Thursday, 30 April 2009

Frank Bridge: Enter Spring -a review of the first performance

One of my favourite pieces in the British music repertoire is Frank Bridge's Enter Spring. The work is a relatively late piece, written in 1927. This follows the composer's change in musical outlook following the Great War. The background to this work lies in the beautiful Sussex Downs. Although Bridge’s life centred on London he was able to spend much time in his native county. In the nineteen-twenties Bridge and his wife built a house, Friston Field, near West Dean. It overlooked a large panorama of the Downs. I have always imagined that it was the English Channel that provided the inspiration for his other great work The Sea. The Downs were to provide the backdrop to Enter Spring. Originally it was to have been called On Friston Down but that name was abandoned.
This work is sunny, turbulent, colourful, exuberant and melancholic all in the space of twenty minutes. At the end of the work spring is truly ushered in. Would that I were on the Sussex Downs at Chanctonbury or Firle Beacon or West Dean to see it!
I have long believed that Enter Spring is Frank Bridge’s masterpiece . Furthermore, I consider it to be the finest tone poem in the repertoire of British music. Perhaps, Herbert Thompson was not quite as convinced by this piece on its first performance in 1927? Yet generally speaking he was quite generous towards what must have been quite a revolutionary piece for the time -at least in Norwich!
This work is currently available in three fine versions Chandos Naxos EMI Classics any one of which would make a fine introduction to this work.

The review given below is of the first performance at the Norwich Triennial Festival on 27 October 1927. The composer conducted the Queen's Hall Orchestra.

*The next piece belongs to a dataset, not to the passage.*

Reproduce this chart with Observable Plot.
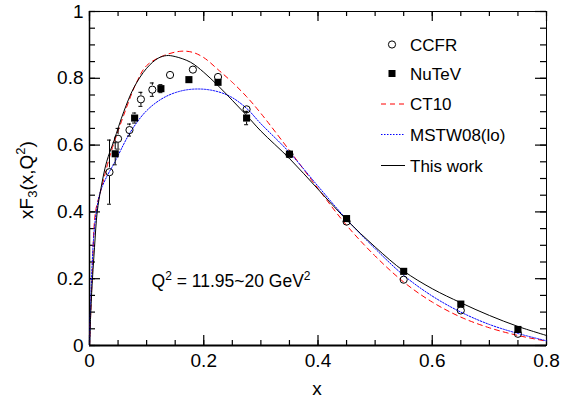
<!DOCTYPE html>
<html><head><meta charset="utf-8">
<script src="https://cdn.jsdelivr.net/npm/d3@7"></script>
<script src="https://cdn.jsdelivr.net/npm/@observablehq/plot@0.6"></script>
<style>
body{margin:0;background:#fff;}
#chart{width:561px;height:402px;}
</style>
</head><body><div id="chart"></div>
<script>
// ---- data ----
const ccfrX   = [0.035, 0.050, 0.070, 0.090, 0.110, 0.141, 0.181, 0.225, 0.275, 0.350, 0.450, 0.550, 0.650, 0.750];
const ccfrY   = [0.519, 0.619, 0.645, 0.737, 0.766, 0.810, 0.826, 0.804, 0.707, 0.572, 0.371, 0.197, 0.105, 0.035];
const ccfrErr = [0.096, 0.031, 0.018, 0.021, 0.020, 0.010, 0.010, 0.010, 0.010, 0.010, 0.008, 0.008, 0.006, 0.005];

const nutevX   = [0.045, 0.079, 0.125, 0.174, 0.225, 0.275, 0.350, 0.450, 0.550, 0.650, 0.750];
const nutevY   = [0.574, 0.681, 0.769, 0.796, 0.788, 0.681, 0.573, 0.380, 0.222, 0.124, 0.048];
const nutevErr = [0.033, 0.015, 0.012, 0.010, 0.010, 0.020, 0.010, 0.008, 0.008, 0.006, 0.005];

const ct10X = [0, 0.002, 0.005, 0.0105, 0.02, 0.037, 0.06, 0.083, 0.1, 0.13, 0.16, 0.18, 0.2, 0.225, 0.25, 0.275, 0.3, 0.35, 0.4, 0.45, 0.5, 0.55, 0.6, 0.65, 0.7, 0.75, 0.8];
const ct10Y = [0, 0.09, 0.22, 0.40, 0.465, 0.575, 0.69, 0.79, 0.838, 0.868, 0.881, 0.878, 0.862, 0.826, 0.788, 0.745, 0.695, 0.584, 0.47, 0.36, 0.268, 0.19, 0.13, 0.085, 0.053, 0.03, 0.013];

const mstwX = [0, 0.002, 0.004, 0.0076, 0.012, 0.019, 0.03, 0.043, 0.072, 0.1, 0.13, 0.16, 0.19, 0.22, 0.247, 0.275, 0.3, 0.35, 0.4, 0.45, 0.5, 0.55, 0.6, 0.65, 0.7, 0.75, 0.8];
const mstwY = [0, 0.12, 0.22, 0.33, 0.40, 0.46, 0.505, 0.545, 0.640, 0.703, 0.742, 0.762, 0.768, 0.762, 0.745, 0.71, 0.664, 0.578, 0.477, 0.378, 0.29, 0.21, 0.148, 0.10, 0.063, 0.036, 0.014];

const thisX = [0, 0.002, 0.004, 0.0088, 0.0135, 0.02, 0.03, 0.043, 0.06, 0.078, 0.1, 0.12, 0.135, 0.15, 0.177, 0.2, 0.225, 0.25, 0.275, 0.3, 0.35, 0.4, 0.45, 0.5, 0.55, 0.6, 0.65, 0.7, 0.75, 0.8];
const thisY = [0, 0.09, 0.165, 0.294, 0.40, 0.47, 0.55, 0.614, 0.70, 0.773, 0.83, 0.86, 0.868, 0.865, 0.848, 0.818, 0.778, 0.734, 0.689, 0.642, 0.560, 0.468, 0.376, 0.295, 0.223, 0.170, 0.128, 0.090, 0.057, 0.030];

const xTickLabels = [0, 0.2, 0.4, 0.6, 0.8];
const yTickLabels = [0, 0.2, 0.4, 0.6, 0.8, 1];
const legendLabels = ["CCFR", "NuTeV", "CT10", "MSTW08(lo)", "This work"];

// ---- build tables ----
const ccfr = ccfrX.map((x, i) => ({x, y: ccfrY[i], lo: ccfrY[i] - ccfrErr[i], hi: ccfrY[i] + ccfrErr[i]}));
const nutev = nutevX.map((x, i) => ({x, y: nutevY[i], lo: nutevY[i] - nutevErr[i], hi: nutevY[i] + nutevErr[i]}));
const ct10 = ct10X.map((x, i) => ({x, y: ct10Y[i]}));
const mstw = mstwX.map((x, i) => ({x, y: mstwY[i]}));
const thisw = thisX.map((x, i) => ({x, y: thisY[i]}));

const W = 561, H = 402, mL = 89, mR = 15, mT = 11, mB = 57;
const plotH = H - mT - mB, plotW = W - mL - mR;
const X0 = 0, X1 = 0.8, Y0 = 0, Y1 = 1;
const px2x = p => p / plotW * (X1 - X0);   // pixel length -> x units
const px2y = p => p / plotH * (Y1 - Y0);   // pixel length -> y units
const xMinor = d3.ticks(X0, X1, 16), xMajor = xTickLabels;
const yMinor = d3.ticks(Y0, Y1, 20), yMajor = yTickLabels;
const font = "'Liberation Sans', Arial, Helvetica, sans-serif";
const capW = px2x(2);
const gapC = px2y(4.2), gapS = px2y(4);

// error bar segments outside the marker
function errSegs(data, gap) {
  const out = [];
  for (const d of data) {
    if (d.hi - d.y > gap) out.push({x: d.x, a: d.y + gap, b: d.hi});
    if (d.y - d.lo > gap) out.push({x: d.x, a: d.lo, b: d.y - gap});
  }
  return out;
}
function caps(data, gap) {
  const out = [];
  for (const d of data) {
    if (d.hi - d.y > gap) out.push({x: d.x, y: d.hi});
    if (d.y - d.lo > gap) out.push({x: d.x, y: d.lo});
  }
  return out;
}

const tk = {stroke: "#000", strokeWidth: 1.2};

const chart = Plot.plot({
  width: W, height: H,
  marginLeft: mL, marginRight: mR, marginTop: mT, marginBottom: mB,
  style: {fontFamily: font, fontSize: "19px", background: "#fff", color: "#000"},
  x: {domain: [X0, X1]},
  y: {domain: [Y0, Y1]},
  marks: [
    // inward ticks: bottom / top
    Plot.ruleX(xMinor, {x: d => d, y1: Y0, y2: Y0 + px2y(5), ...tk}),
    Plot.ruleX(xMajor, {x: d => d, y1: Y0, y2: Y0 + px2y(10), ...tk}),
    Plot.ruleX(xMinor, {x: d => d, y1: Y1, y2: Y1 - px2y(5), ...tk}),
    Plot.ruleX(xMajor, {x: d => d, y1: Y1, y2: Y1 - px2y(10), ...tk}),
    // left / right
    Plot.ruleY(yMinor, {y: d => d, x1: X0, x2: X0 + px2x(6), ...tk}),
    Plot.ruleY(yMajor, {y: d => d, x1: X0, x2: X0 + px2x(11), ...tk}),
    Plot.ruleY(yMinor, {y: d => d, x1: X1, x2: X1 - px2x(6), ...tk}),
    Plot.ruleY(yMajor, {y: d => d, x1: X1, x2: X1 - px2x(11), ...tk}),
    Plot.frame({stroke: "#000", strokeWidth: 1}),
    Plot.ruleY([Y0], {stroke: "#000", strokeWidth: 2}),
    Plot.ruleX([X0], {stroke: "#000", strokeWidth: 1.5}),
    Plot.axisX({ticks: xTickLabels, tickSize: 0, tickPadding: 8, tickFormat: d => String(d), fontSize: 19, label: null}),
    Plot.axisY({ticks: yTickLabels, tickSize: 0, tickPadding: 6, tickFormat: d => String(d), fontSize: 19, label: null}),
    // curves
    Plot.line(ct10, {x: "x", y: "y", stroke: "#ff0000", strokeWidth: 1, strokeDasharray: "5,4", curve: "catmull-rom"}),
    Plot.line(mstw, {x: "x", y: "y", stroke: "#0000ff", strokeWidth: 1, strokeDasharray: "1.5,1.5", curve: "catmull-rom"}),
    Plot.line(thisw, {x: "x", y: "y", stroke: "#000", strokeWidth: 1, curve: "catmull-rom"}),
    // error bars
    Plot.ruleX(errSegs(ccfr, gapC), {x: "x", y1: "a", y2: "b", stroke: "#000"}),
    Plot.ruleY(caps(ccfr, gapC), {y: "y", x1: d => d.x - capW, x2: d => d.x + capW, stroke: "#000"}),
    Plot.ruleX(errSegs(nutev, gapS), {x: "x", y1: "a", y2: "b", stroke: "#000"}),
    Plot.ruleY(caps(nutev, gapS), {y: "y", x1: d => d.x - capW, x2: d => d.x + capW, stroke: "#000"}),
    // markers
    Plot.dot(nutev, {x: "x", y: "y", symbol: "square", r: 4, fill: "#000", stroke: "none"}),
    Plot.dot(ccfr, {x: "x", y: "y", symbol: "circle", r: 3.6, fill: "none", stroke: "#000", strokeWidth: 1})
  ]
});

document.getElementById("chart").appendChild(chart);
const svg = d3.select(chart);

// x title
svg.append("text").attr("x", 317).attr("y", 395).attr("text-anchor", "middle")
  .attr("font-family", font).attr("font-size", 19).text("x");

// y title with sub/superscripts
const yt = svg.append("text").attr("transform", "translate(33,180) rotate(-90)")
  .attr("text-anchor", "middle").attr("font-family", font).attr("font-size", 19);
yt.append("tspan").text("xF");
yt.append("tspan").attr("font-size", 13).attr("baseline-shift", "-4").text("3");
yt.append("tspan").text("(x,Q");
yt.append("tspan").attr("font-size", 13).attr("baseline-shift", "8").text("2");
yt.append("tspan").text(")");

// annotation
const at = svg.append("text").attr("x", 151.5).attr("y", 287).attr("text-anchor", "start")
  .attr("font-family", font).attr("font-size", 17.5);
at.append("tspan").text("Q");
at.append("tspan").attr("font-size", 12).attr("baseline-shift", "7").text("2");
at.append("tspan").text(" = 11.95~20 GeV");
at.append("tspan").attr("font-size", 12).attr("baseline-shift", "7").text("2");

// legend
const lg = svg.append("g").attr("font-family", font).attr("font-size", 17).attr("text-anchor", "start");
const rowsY = [44.5, 73.5, 104, 134.5, 165.5];
lg.append("circle").attr("cx", 392).attr("cy", rowsY[0]).attr("r", 3.6).attr("fill", "none").attr("stroke", "#000");
lg.append("rect").attr("x", 388.5).attr("y", rowsY[1] - 3.5).attr("width", 7).attr("height", 7).attr("fill", "#000");
const lineStyles = [null, null, {c: "#ff0000", d: "5,4"}, {c: "#0000ff", d: "1.5,1.5"}, {c: "#000", d: null}];
lineStyles.forEach((s, i) => {
  if (!s) return;
  const l = lg.append("line").attr("x1", 381).attr("x2", 405).attr("y1", rowsY[i]).attr("y2", rowsY[i])
    .attr("stroke", s.c).attr("stroke-width", 1);
  if (s.d) l.attr("stroke-dasharray", s.d);
});
legendLabels.forEach((t, i) => {
  lg.append("text").attr("x", 410).attr("y", rowsY[i] + 6.2).text(t);
});
</script>
</body></html>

ONE of the functions of a festival is to foster the art of composition, and though the results of such commissions may not be very encouraging, the principle is a right one. For this Festival only one new work, an orchestral composition, was chosen. In passing, it may be suggested that while orchestral novelties have an even better chance of being heard at ordinary orchestral concerts, a festival affords an occasion when choral music has a unique opportunity of full rehearsal, for which reason it should surely have the preference. Otherwise the decision to give Frank Bridge's orchestral Rhapsody, 'Enter, Spring,' was a sound one, for Mr. Bridge has shown himself to be a composer who unites a very complete musicianship to originality of thought. His work was one which laid itself open to the objection that can so easily be brought against all 'programme music,' in that the composer's conception of his subject may not coincide with that of the listener. It does not affect the value of 'Enter, Spring' that the composer should have departed from the conventional representation of that season, and imagined a blustering, riotous equinox. It is safer to judge his work simply as music, and from this point of view it commands respect, to which a warmer feeling may come in the closer acquaintance which its complexity and elaboration demand. It left me rather exhausted by a certain breathlessness involved in the constant dependence on fragmentary themes and incessant changes which even the Andante of the middle section did not entirely dissipate. What we did realise was that it furnished problems which were worth solving, and with a performance which by greater familiarity had acquired more ease and delicacy, some of the rough places might be made plain.